====== SOURCE EXCERPT ======

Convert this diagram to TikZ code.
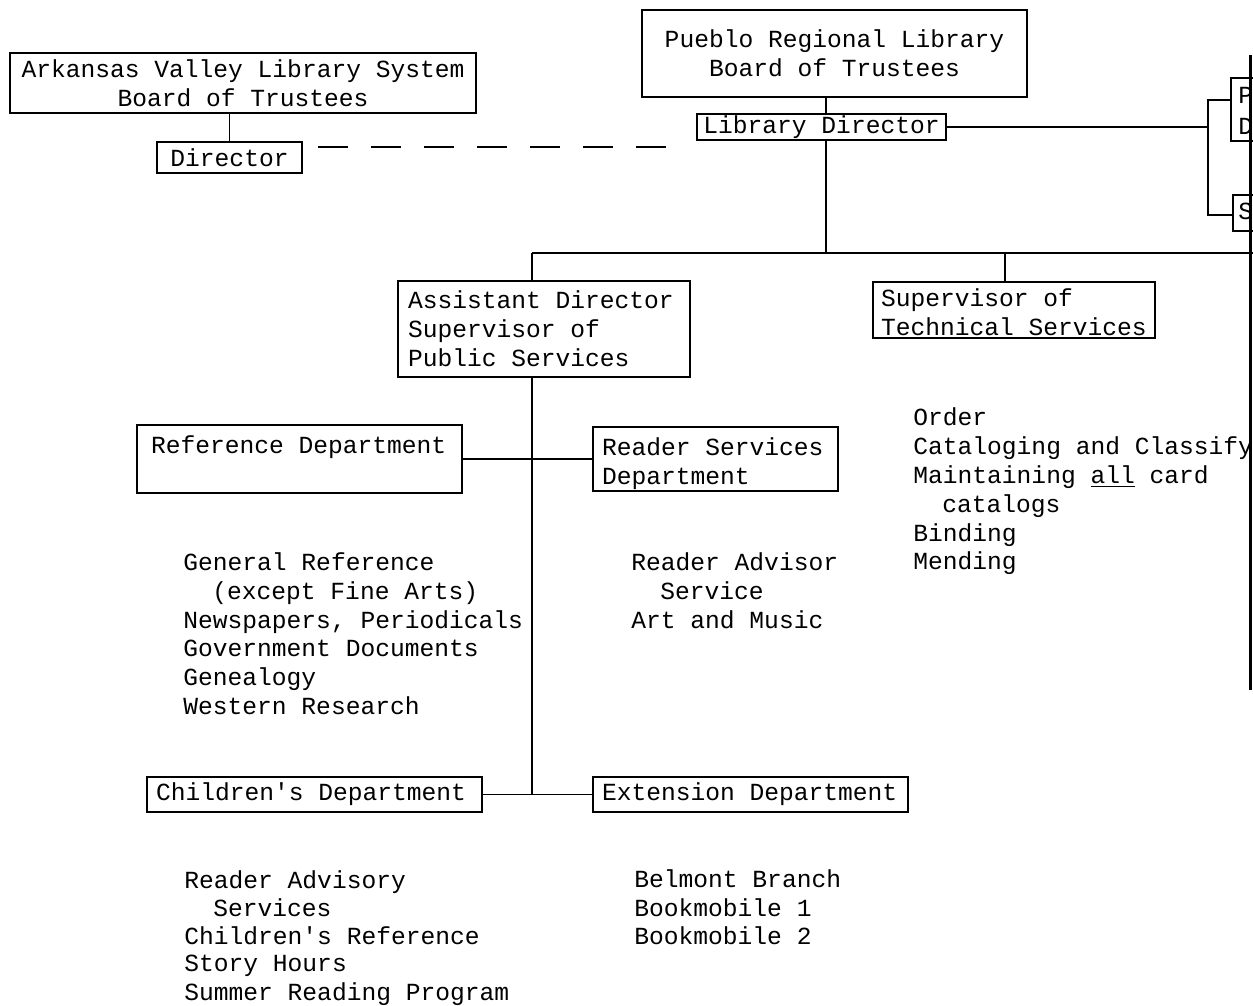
\documentclass[tikz,border=0pt]{standalone}
\usepackage{fontspec}
\setmonofont[WordSpace={1,0,0},PunctuationSpace=WordSpace]{Liberation Mono}
\begin{document}
\begin{tikzpicture}[x=0.5pt,y=-0.5pt]
\tikzset{
  every node/.style={font=\ttfamily\fontsize{12.3pt}{14.5pt}\selectfont},
  box/.style={draw, line width=0.9pt, inner ysep=0pt},
  lbox/.style={box, align=flush left},
  conn/.style={line width=0.9pt},
  item/.style={anchor=base west, inner sep=0pt},
  dashconn/.style={line width=0.9pt, dash pattern=on 15pt off 11.5pt},
  edge line/.style={line width=1.5pt}
}
\useasboundingbox (0,0) rectangle (1253,1006);

% top boxes
\node[box, minimum width=233pt, minimum height=30pt, align=center] (ark) at (243,83) {Arkansas Valley Library System\\Board of Trustees};
\node[box, minimum width=72.5pt, minimum height=15.5pt, inner xsep=0pt] (dir) at (229.5,157.5) {Director};
\node[box, minimum width=192.5pt, minimum height=43.5pt, align=center] (pueblo) at (834.5,53.5) {Pueblo Regional Library\\Board of Trustees};
\node[box, minimum width=124.5pt, minimum height=13pt, inner xsep=0pt] (libdir) at (821.5,127) {Library Director};

% cut-off boxes at the right edge
\node[box, minimum width=34.5pt, minimum height=31.5pt] (rb1) at (1265.5,109.5) {};
\node[box, minimum width=33.5pt, minimum height=18pt] (rb2) at (1266.5,213) {};
\node[item] (rb1a) at (1238,104) {P};
\node[item] (rb1b) at (1238,134) {D};
\node[item] (rb2a) at (1238,220) {S};

% second level
\node[lbox, minimum width=146pt, minimum height=48pt, inner xsep=5pt, text width=136pt] (asst) at (544,329) {Assistant Director\\Supervisor of\\Public Services};
\node[lbox, minimum width=141pt, minimum height=28pt, inner xsep=4pt, text width=133pt] (tech) at (1014,310) {\rule{0pt}{11.5pt}Supervisor of\\Technical Services};

% departments
\node[lbox, minimum width=162.5pt, minimum height=34pt, inner xsep=7pt, text width=148.5pt] (ref) at (299.5,459) {Reference Department\\~};
\node[lbox, minimum width=122.5pt, minimum height=32pt, inner xsep=4.5pt, text width=113.5pt] (reader) at (715.5,459) {\rule{0pt}{13.5pt}Reader Services\\Department};
\node[lbox, minimum width=167.5pt, minimum height=17.5pt, inner xsep=4.5pt, text width=158.5pt] (children) at (314.5,794.5) {Children's Department};
\node[lbox, minimum width=157.5pt, minimum height=17.5pt, inner xsep=4.5pt, text width=148.5pt] (extension) at (750.5,794.5) {Extension Department};

% connectors
\draw[conn] (ark.south -| dir.north) -- (dir.north);
\coordinate (dA) at (318,147);
\coordinate (dB) at (672,147);
\draw[dashconn] (dA) -- (dB);
\draw[conn] ([xshift=2.25pt]libdir.north) -- ([xshift=2.25pt]libdir.north |- pueblo.south);
\coordinate (bT) at (1208,100);
\coordinate (bB) at (1208,215);
\draw[conn] (libdir.east) -- (libdir.east -| bT);
\draw[conn] (rb1.west |- bT) -- (bT) -- (bB) -- (rb2.west |- bB);
\coordinate (hL) at (532,253);
\coordinate (hR) at (1253,253);
\coordinate (hT) at (1005,253);
\draw[conn] ([xshift=2.25pt]libdir.south) -- ([xshift=2.25pt]libdir.south |- hL);
\draw[conn] (hL) -- (hR);
\draw[conn] (hL) -- (hL |- asst.north);
\draw[conn] (hT) -- (hT |- tech.north);
\draw[conn] (hL |- asst.south) -- (hL |- children.east);
\draw[conn] (ref.east) -- (reader.west);
\draw[conn] (children.east) -- (extension.west);
\coordinate (eT) at (1250,55);
\coordinate (eB) at (1250,690);
\draw[edge line] (eT) -- (eB);

% lists
\foreach \x/\y/\t [count=\i] in {
  913/418/Order,
  913/447/Cataloging and Classify,
  913/476/{Maintaining \underline{all} card},
  942/505/catalogs,
  913/534/Binding,
  913/562/Mending}
  \node[item] (techl\i) at (\x,\y+7) {\t};

\foreach \x/\y/\t [count=\i] in {
  183/563/General Reference,
  212/592/(except Fine Arts),
  183/621/{Newspapers, Periodicals},
  183/649/Government Documents,
  183/678/Genealogy,
  183/707/Western Research}
  \node[item] (refl\i) at (\x,\y+7) {\t};

\foreach \x/\y/\t [count=\i] in {
  631/563/Reader Advisor,
  660/592/Service,
  631/621/Art and Music}
  \node[item] (readl\i) at (\x,\y+7) {\t};

\foreach \x/\y/\t [count=\i] in {
  184/881/Reader Advisory,
  213/909/Services,
  184/937/Children's Reference,
  184/964/Story Hours,
  184/993/Summer Reading Program}
  \node[item] (chl\i) at (\x,\y+7) {\t};

\foreach \x/\y/\t [count=\i] in {
  634/880/Belmont Branch,
  634/909/Bookmobile 1,
  634/937/Bookmobile 2}
  \node[item] (extl\i) at (\x,\y+7) {\t};
\end{tikzpicture}
\end{document}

======

WHAT NEEDS TO BE DONE - Skip the images and write out the rest of the listing exactly.

TASK RESULT -
Convert this diagram to TikZ code.
\documentclass[tikz,border=0pt]{standalone}
\usepackage{fontspec}
\setmonofont[WordSpace={1,0,0},PunctuationSpace=WordSpace]{Liberation Mono}
\begin{document}
\begin{tikzpicture}[x=0.5pt,y=-0.5pt]
\tikzset{
  every node/.style={font=\ttfamily\fontsize{12.3pt}{14.5pt}\selectfont},
  box/.style={draw, line width=0.9pt, inner ysep=0pt},
  lbox/.style={box, align=flush left},
  conn/.style={line width=0.9pt},
  item/.style={anchor=base west, inner sep=0pt},
  dashconn/.style={line width=0.9pt, dash pattern=on 15pt off 11.5pt},
  edge line/.style={line width=1.5pt}
}
\useasboundingbox (0,0) rectangle (1253,1006);

% top boxes
\node[box, minimum width=233pt, minimum height=30pt, align=center] (ark) at (243,83) {Arkansas Valley Library System\\Board of Trustees};
\node[box, minimum width=72.5pt, minimum height=15.5pt, inner xsep=0pt] (dir) at (229.5,157.5) {Director};
\node[box, minimum width=192.5pt, minimum height=43.5pt, align=center] (pueblo) at (834.5,53.5) {Pueblo Regional Library\\Board of Trustees};
\node[box, minimum width=124.5pt, minimum height=13pt, inner xsep=0pt] (libdir) at (821.5,127) {Library Director};

% cut-off boxes at the right edge
\node[box, minimum width=34.5pt, minimum height=31.5pt] (rb1) at (1265.5,109.5) {};
\node[box, minimum width=33.5pt, minimum height=18pt] (rb2) at (1266.5,213) {};
\node[item] (rb1a) at (1238,104) {P};
\node[item] (rb1b) at (1238,134) {D};
\node[item] (rb2a) at (1238,220) {S};

% second level
\node[lbox, minimum width=146pt, minimum height=48pt, inner xsep=5pt, text width=136pt] (asst) at (544,329) {Assistant Director\\Supervisor of\\Public Services};
\node[lbox, minimum width=141pt, minimum height=28pt, inner xsep=4pt, text width=133pt] (tech) at (1014,310) {\rule{0pt}{11.5pt}Supervisor of\\Technical Services};

% departments
\node[lbox, minimum width=162.5pt, minimum height=34pt, inner xsep=7pt, text width=148.5pt] (ref) at (299.5,459) {Reference Department\\~};
\node[lbox, minimum width=122.5pt, minimum height=32pt, inner xsep=4.5pt, text width=113.5pt] (reader) at (715.5,459) {\rule{0pt}{13.5pt}Reader Services\\Department};
\node[lbox, minimum width=167.5pt, minimum height=17.5pt, inner xsep=4.5pt, text width=158.5pt] (children) at (314.5,794.5) {Children's Department};
\node[lbox, minimum width=157.5pt, minimum height=17.5pt, inner xsep=4.5pt, text width=148.5pt] (extension) at (750.5,794.5) {Extension Department};

% connectors
\draw[conn] (ark.south -| dir.north) -- (dir.north);
\coordinate (dA) at (318,147);
\coordinate (dB) at (672,147);
\draw[dashconn] (dA) -- (dB);
\draw[conn] ([xshift=2.25pt]libdir.north) -- ([xshift=2.25pt]libdir.north |- pueblo.south);
\coordinate (bT) at (1208,100);
\coordinate (bB) at (1208,215);
\draw[conn] (libdir.east) -- (libdir.east -| bT);
\draw[conn] (rb1.west |- bT) -- (bT) -- (bB) -- (rb2.west |- bB);
\coordinate (hL) at (532,253);
\coordinate (hR) at (1253,253);
\coordinate (hT) at (1005,253);
\draw[conn] ([xshift=2.25pt]libdir.south) -- ([xshift=2.25pt]libdir.south |- hL);
\draw[conn] (hL) -- (hR);
\draw[conn] (hL) -- (hL |- asst.north);
\draw[conn] (hT) -- (hT |- tech.north);
\draw[conn] (hL |- asst.south) -- (hL |- children.east);
\draw[conn] (ref.east) -- (reader.west);
\draw[conn] (children.east) -- (extension.west);
\coordinate (eT) at (1250,55);
\coordinate (eB) at (1250,690);
\draw[edge line] (eT) -- (eB);

% lists
\foreach \x/\y/\t [count=\i] in {
  913/418/Order,
  913/447/Cataloging and Classify,
  913/476/{Maintaining \underline{all} card},
  942/505/catalogs,
  913/534/Binding,
  913/562/Mending}
  \node[item] (techl\i) at (\x,\y+7) {\t};

\foreach \x/\y/\t [count=\i] in {
  183/563/General Reference,
  212/592/(except Fine Arts),
  183/621/{Newspapers, Periodicals},
  183/649/Government Documents,
  183/678/Genealogy,
  183/707/Western Research}
  \node[item] (refl\i) at (\x,\y+7) {\t};

\foreach \x/\y/\t [count=\i] in {
  631/563/Reader Advisor,
  660/592/Service,
  631/621/Art and Music}
  \node[item] (readl\i) at (\x,\y+7) {\t};

\foreach \x/\y/\t [count=\i] in {
  184/881/Reader Advisory,
  213/909/Services,
  184/937/Children's Reference,
  184/964/Story Hours,
  184/993/Summer Reading Program}
  \node[item] (chl\i) at (\x,\y+7) {\t};

\foreach \x/\y/\t [count=\i] in {
  634/880/Belmont Branch,
  634/909/Bookmobile 1,
  634/937/Bookmobile 2}
  \node[item] (extl\i) at (\x,\y+7) {\t};
\end{tikzpicture}
\end{document}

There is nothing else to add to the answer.